*The task*.
Using the material below, print a verbatim copy of every line from the one containing "Generate a component" through the one containing "const NoShape = () => null;", inclusive, and omit the pictures.

*Data records*.
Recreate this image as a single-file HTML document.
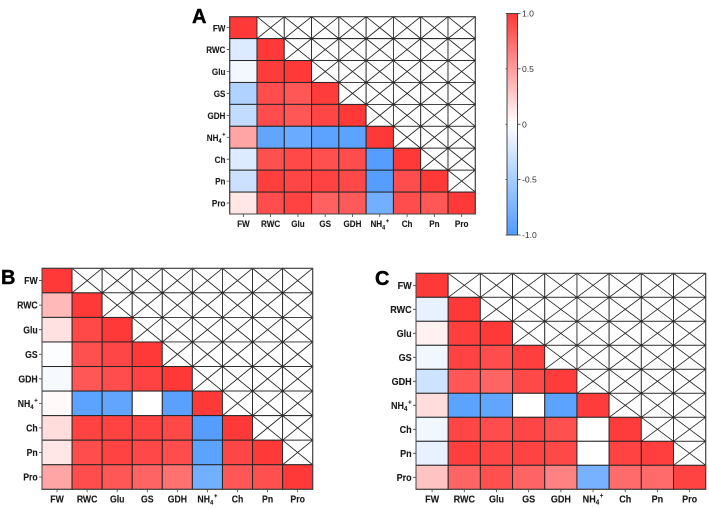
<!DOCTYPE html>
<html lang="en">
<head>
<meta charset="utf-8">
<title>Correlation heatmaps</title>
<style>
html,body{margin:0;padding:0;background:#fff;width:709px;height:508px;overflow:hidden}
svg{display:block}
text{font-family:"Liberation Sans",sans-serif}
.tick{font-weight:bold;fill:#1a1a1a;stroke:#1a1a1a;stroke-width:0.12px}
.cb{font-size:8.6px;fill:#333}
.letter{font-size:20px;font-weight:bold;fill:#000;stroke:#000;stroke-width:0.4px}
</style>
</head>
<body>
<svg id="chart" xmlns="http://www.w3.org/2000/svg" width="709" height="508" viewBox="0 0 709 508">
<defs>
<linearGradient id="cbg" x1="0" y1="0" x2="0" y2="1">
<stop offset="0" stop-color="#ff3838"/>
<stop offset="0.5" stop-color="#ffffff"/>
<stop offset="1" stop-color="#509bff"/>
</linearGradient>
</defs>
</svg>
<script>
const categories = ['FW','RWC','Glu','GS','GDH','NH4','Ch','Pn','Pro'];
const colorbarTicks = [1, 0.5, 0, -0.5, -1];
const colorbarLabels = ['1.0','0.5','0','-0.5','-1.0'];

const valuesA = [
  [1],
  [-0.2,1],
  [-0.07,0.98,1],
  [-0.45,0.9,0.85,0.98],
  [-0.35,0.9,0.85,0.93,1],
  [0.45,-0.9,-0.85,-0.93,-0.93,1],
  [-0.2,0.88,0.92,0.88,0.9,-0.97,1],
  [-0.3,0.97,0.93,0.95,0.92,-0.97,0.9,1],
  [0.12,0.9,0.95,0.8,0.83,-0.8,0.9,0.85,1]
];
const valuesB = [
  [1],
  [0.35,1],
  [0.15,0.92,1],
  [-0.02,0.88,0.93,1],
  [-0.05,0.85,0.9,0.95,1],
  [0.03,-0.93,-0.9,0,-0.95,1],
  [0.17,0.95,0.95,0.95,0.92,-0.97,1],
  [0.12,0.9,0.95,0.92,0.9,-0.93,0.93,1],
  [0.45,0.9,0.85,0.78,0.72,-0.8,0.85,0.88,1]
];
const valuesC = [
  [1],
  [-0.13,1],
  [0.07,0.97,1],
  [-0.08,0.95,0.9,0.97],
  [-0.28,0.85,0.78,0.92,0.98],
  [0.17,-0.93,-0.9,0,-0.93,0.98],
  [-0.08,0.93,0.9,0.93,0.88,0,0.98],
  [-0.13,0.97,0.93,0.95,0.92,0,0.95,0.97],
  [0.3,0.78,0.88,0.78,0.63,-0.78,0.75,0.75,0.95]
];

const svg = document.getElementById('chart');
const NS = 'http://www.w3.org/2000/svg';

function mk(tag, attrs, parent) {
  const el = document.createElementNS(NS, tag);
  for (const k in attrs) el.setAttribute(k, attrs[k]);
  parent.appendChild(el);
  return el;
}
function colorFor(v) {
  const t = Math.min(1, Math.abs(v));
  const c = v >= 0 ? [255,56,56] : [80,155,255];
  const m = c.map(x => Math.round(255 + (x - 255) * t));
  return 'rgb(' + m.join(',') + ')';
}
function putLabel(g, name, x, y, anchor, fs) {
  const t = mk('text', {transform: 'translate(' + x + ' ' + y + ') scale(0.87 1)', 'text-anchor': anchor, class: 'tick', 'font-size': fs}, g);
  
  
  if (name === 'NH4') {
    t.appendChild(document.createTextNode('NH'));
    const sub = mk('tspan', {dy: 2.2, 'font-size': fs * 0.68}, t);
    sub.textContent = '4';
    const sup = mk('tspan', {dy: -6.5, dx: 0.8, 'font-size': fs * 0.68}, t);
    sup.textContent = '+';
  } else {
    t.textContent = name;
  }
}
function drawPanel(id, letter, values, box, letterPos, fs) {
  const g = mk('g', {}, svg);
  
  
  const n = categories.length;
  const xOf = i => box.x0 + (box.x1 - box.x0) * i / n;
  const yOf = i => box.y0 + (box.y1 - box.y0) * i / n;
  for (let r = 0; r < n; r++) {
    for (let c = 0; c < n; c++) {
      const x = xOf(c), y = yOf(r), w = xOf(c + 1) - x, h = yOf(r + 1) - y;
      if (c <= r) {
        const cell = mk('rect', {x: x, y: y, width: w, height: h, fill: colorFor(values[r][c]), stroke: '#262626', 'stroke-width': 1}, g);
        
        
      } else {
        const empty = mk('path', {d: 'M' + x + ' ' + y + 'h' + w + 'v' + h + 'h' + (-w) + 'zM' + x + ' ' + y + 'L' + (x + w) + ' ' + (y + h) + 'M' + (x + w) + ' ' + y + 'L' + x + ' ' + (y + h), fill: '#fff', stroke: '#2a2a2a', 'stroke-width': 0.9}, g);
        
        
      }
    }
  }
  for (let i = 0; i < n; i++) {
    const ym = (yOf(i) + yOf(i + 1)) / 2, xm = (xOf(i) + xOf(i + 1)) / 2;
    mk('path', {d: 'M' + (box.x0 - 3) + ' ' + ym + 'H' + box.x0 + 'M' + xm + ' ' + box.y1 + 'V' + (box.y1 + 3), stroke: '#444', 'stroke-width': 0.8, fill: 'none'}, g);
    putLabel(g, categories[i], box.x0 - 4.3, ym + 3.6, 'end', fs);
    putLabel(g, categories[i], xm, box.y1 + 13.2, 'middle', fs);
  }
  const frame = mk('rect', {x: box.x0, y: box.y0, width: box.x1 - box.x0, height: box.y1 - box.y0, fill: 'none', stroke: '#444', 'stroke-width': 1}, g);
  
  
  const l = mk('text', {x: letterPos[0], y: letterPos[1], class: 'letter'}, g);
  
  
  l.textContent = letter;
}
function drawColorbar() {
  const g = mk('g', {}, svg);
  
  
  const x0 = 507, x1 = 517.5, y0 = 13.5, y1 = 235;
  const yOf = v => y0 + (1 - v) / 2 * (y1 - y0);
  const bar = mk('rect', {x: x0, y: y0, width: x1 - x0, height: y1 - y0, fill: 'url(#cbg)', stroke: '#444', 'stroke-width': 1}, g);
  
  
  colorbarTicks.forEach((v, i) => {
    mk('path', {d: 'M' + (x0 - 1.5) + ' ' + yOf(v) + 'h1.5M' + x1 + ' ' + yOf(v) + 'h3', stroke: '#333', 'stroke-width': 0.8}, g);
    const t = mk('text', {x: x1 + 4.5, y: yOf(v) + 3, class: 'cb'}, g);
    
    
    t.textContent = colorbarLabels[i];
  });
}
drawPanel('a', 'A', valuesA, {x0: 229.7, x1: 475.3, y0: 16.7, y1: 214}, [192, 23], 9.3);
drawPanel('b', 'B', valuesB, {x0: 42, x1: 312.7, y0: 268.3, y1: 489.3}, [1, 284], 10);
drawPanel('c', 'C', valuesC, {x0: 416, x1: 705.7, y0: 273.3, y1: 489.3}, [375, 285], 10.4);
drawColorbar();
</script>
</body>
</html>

* * *

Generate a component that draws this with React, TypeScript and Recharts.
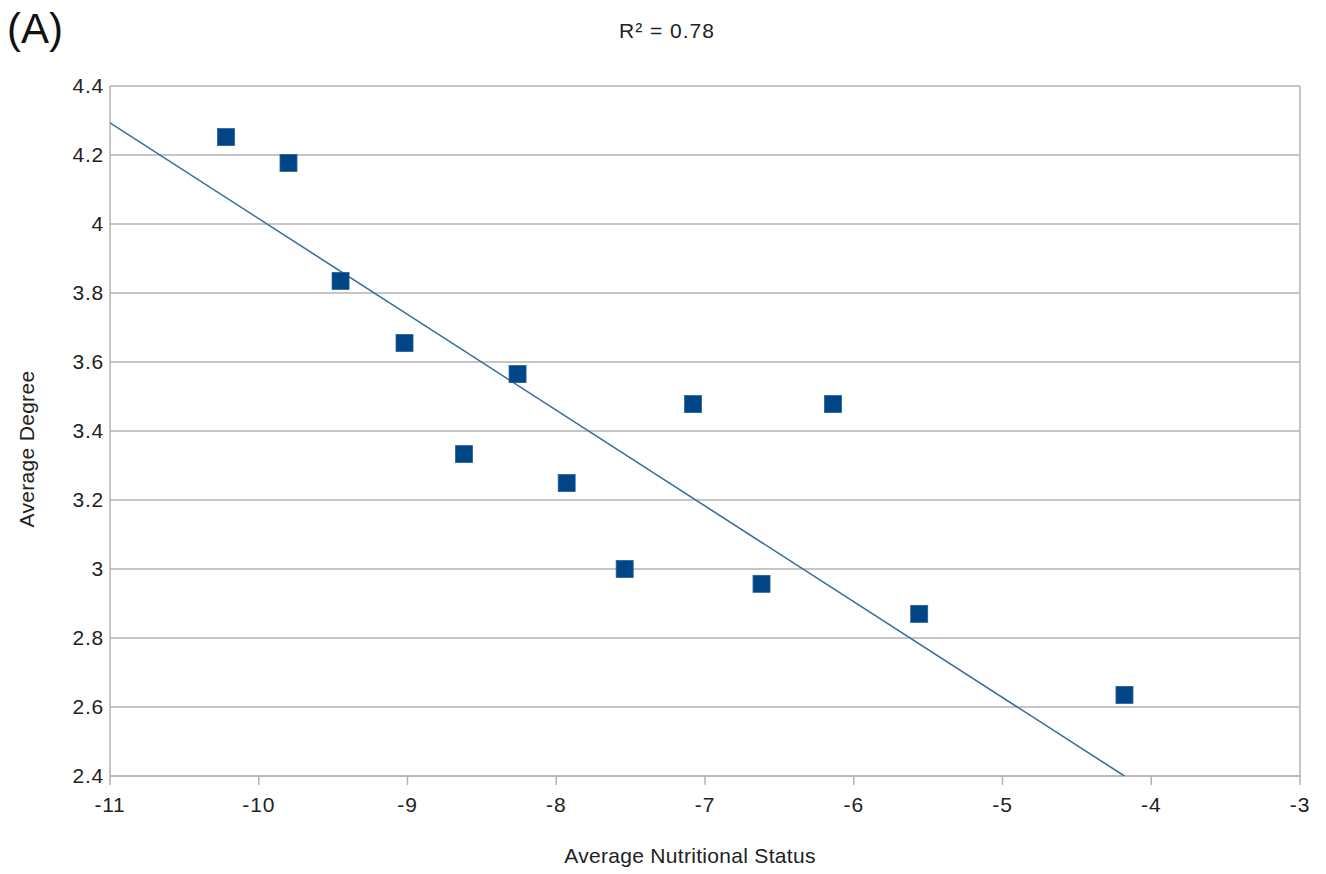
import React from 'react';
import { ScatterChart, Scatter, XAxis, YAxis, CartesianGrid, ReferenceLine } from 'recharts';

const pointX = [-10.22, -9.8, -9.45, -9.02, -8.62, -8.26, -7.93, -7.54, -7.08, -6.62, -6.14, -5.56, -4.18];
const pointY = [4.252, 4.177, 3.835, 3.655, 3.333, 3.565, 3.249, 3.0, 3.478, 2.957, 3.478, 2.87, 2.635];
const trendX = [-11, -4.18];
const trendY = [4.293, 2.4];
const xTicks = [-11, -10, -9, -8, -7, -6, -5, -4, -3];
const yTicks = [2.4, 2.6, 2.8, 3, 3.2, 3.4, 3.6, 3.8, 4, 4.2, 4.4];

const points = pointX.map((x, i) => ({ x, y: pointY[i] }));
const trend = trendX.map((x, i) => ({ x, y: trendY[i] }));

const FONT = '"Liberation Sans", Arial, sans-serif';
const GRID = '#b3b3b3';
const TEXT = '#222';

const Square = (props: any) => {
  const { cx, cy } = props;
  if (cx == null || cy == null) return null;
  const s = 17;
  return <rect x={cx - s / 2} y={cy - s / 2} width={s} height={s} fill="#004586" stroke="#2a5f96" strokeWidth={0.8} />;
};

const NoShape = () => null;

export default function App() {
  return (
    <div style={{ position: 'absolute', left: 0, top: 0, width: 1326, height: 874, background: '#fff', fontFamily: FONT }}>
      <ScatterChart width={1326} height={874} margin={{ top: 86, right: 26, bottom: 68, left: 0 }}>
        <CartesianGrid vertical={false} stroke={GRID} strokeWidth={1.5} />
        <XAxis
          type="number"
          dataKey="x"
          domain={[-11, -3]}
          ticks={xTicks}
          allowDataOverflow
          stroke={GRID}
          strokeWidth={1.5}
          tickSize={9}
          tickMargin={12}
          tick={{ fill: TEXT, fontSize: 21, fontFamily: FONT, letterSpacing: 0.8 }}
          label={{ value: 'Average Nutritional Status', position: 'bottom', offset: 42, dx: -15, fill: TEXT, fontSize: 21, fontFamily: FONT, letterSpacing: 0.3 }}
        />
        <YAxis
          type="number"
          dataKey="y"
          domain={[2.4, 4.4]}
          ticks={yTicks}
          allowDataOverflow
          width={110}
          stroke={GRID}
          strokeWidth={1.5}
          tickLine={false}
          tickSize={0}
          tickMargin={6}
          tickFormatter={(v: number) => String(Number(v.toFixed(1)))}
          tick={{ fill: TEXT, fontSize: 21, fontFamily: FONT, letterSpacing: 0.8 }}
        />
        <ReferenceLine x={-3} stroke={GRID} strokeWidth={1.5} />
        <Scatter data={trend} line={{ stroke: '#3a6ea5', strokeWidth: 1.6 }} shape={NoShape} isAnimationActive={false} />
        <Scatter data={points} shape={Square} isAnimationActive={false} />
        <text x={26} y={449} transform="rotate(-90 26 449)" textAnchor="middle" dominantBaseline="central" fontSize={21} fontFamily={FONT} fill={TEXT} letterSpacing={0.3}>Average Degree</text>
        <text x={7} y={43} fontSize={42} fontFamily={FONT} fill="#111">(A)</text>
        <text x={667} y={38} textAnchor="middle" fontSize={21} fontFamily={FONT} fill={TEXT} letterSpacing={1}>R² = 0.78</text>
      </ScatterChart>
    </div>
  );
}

* * *

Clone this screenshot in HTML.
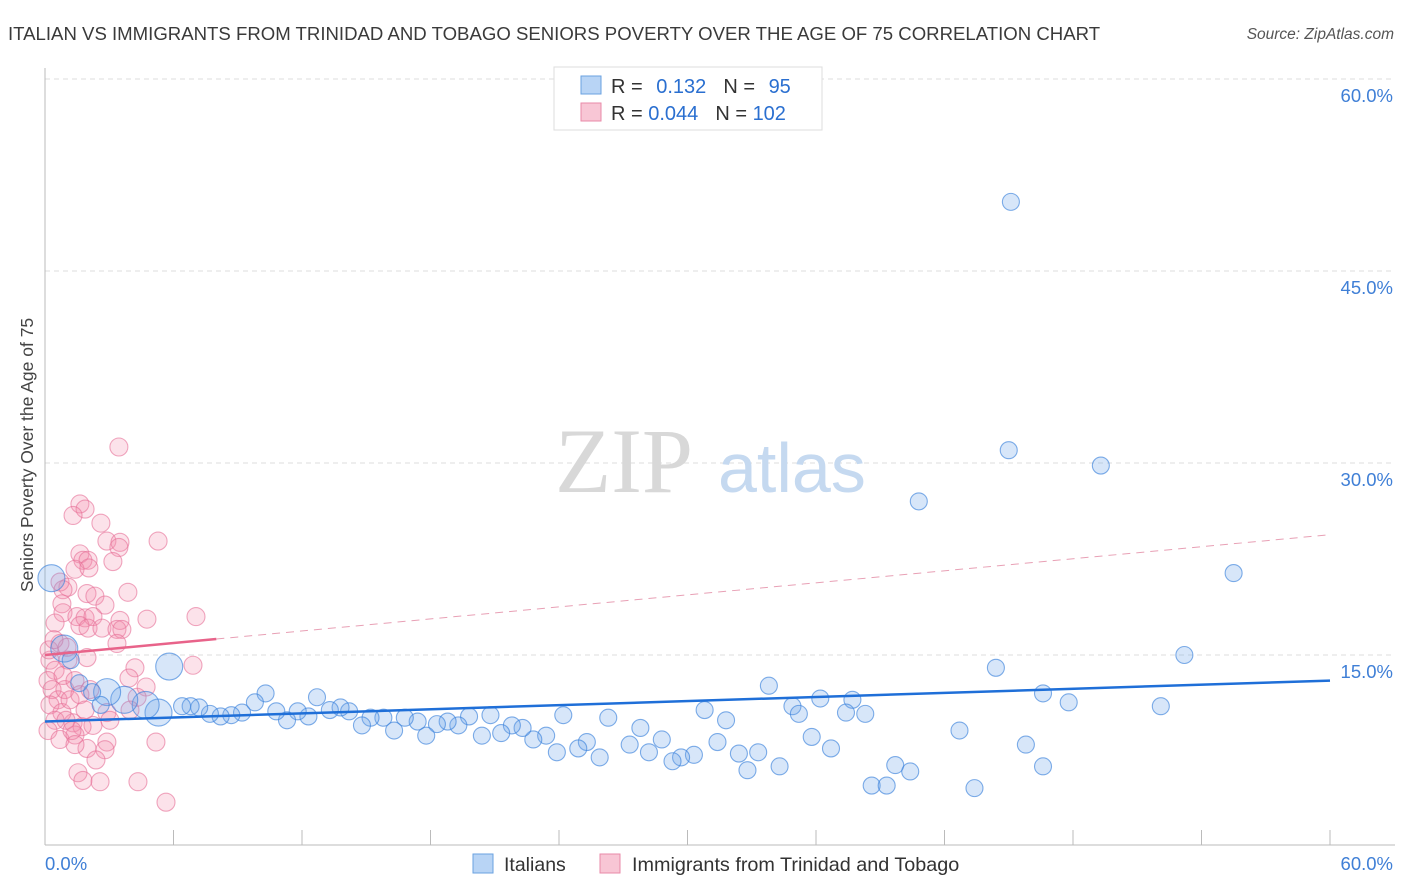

*Result of the task*.
Generate a component that draws this with React, TypeScript and Recharts.
import React from 'react';
import { ScatterChart, Scatter, XAxis, YAxis, CartesianGrid, ReferenceLine } from 'recharts';

const pointX = [-10.22, -9.8, -9.45, -9.02, -8.62, -8.26, -7.93, -7.54, -7.08, -6.62, -6.14, -5.56, -4.18];
const pointY = [4.252, 4.177, 3.835, 3.655, 3.333, 3.565, 3.249, 3.0, 3.478, 2.957, 3.478, 2.87, 2.635];
const trendX = [-11, -4.18];
const trendY = [4.293, 2.4];
const xTicks = [-11, -10, -9, -8, -7, -6, -5, -4, -3];
const yTicks = [2.4, 2.6, 2.8, 3, 3.2, 3.4, 3.6, 3.8, 4, 4.2, 4.4];

const points = pointX.map((x, i) => ({ x, y: pointY[i] }));
const trend = trendX.map((x, i) => ({ x, y: trendY[i] }));

const FONT = '"Liberation Sans", Arial, sans-serif';
const GRID = '#b3b3b3';
const TEXT = '#222';

const Square = (props: any) => {
  const { cx, cy } = props;
  if (cx == null || cy == null) return null;
  const s = 17;
  return <rect x={cx - s / 2} y={cy - s / 2} width={s} height={s} fill="#004586" stroke="#2a5f96" strokeWidth={0.8} />;
};

const NoShape = () => null;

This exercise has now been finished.